都道府県合併は手続き整備など具体論に入ったが、道州制はテーブルに乗っただけで先の話。片山総務相が言うように、地方制度改革は「永遠の課題」だ。
―分権改革は、どこへ向かうのでしょうか。
国の人口が減少へ向かう大きな転換期を迎え、まずはその影響が顕著な市町村の改革論が始まった。いずれ都道府県合併や道州制を経て、国の在り方を問い直す議論が起こるだろう。分権一括法が国と地方の関係を「対等」と位置付けたのを機に、各地で自治の将来像を探る動きが活発化することを期待している。
「人口30万人が最適」に注目
わが国の憲法は第九二条で「地方公共団体の組織及び運営に関する事項は、地方自治の本旨に基づいて法律でこれを定める」と規定している。

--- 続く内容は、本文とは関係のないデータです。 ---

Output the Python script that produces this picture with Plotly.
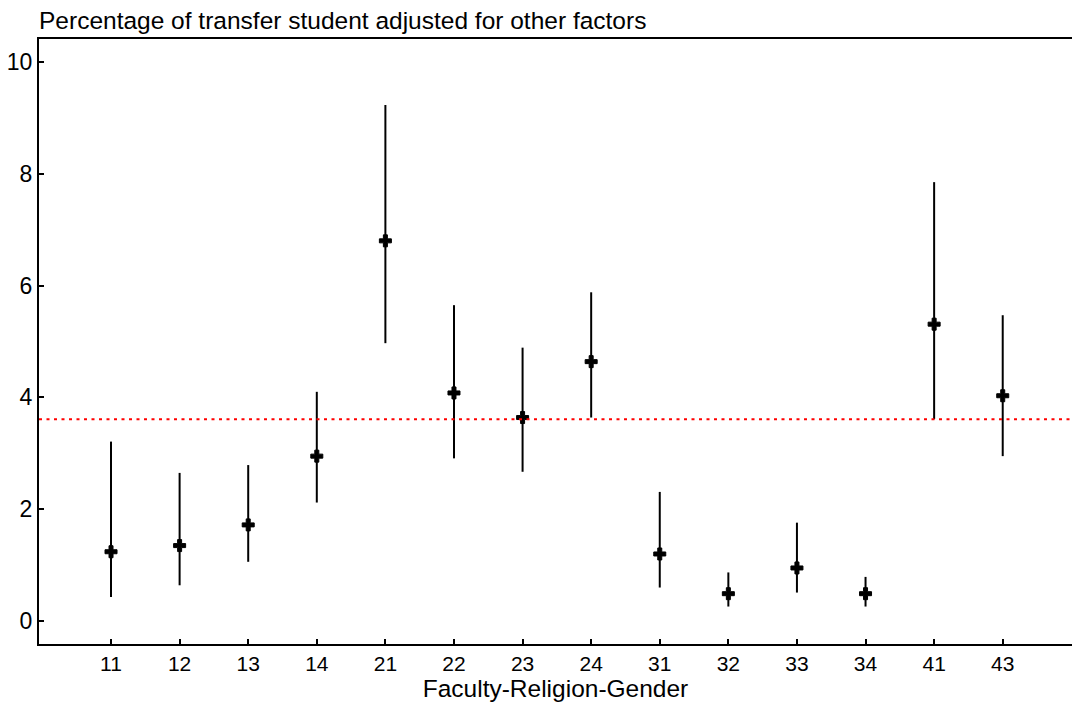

つまり、自治の枠組みや財政運営は、地方が自主的に決めるべきだというのが「本旨」。国が強制的に地方に制度を押し付けるのは「憲法違反」の懸念があるという。
しかし、当面の市町村合併が「半強制的」といわれるように、現実の改革は国がアメとムチを用意して、一定の方向に誘導するケースが少なくない。分権論の方向性が分かりにくいのは、「効率化・合理化」の現実論が十分オープンにされないのが一因だろう。
その中で「自治体は全国一律に人口三十万人規模が最適」という久保審議官の指摘は注目に値する。現段階ではあくまで机上の論だが、いずれ「国の形」の選択肢として注目される時期がくるかもしれない。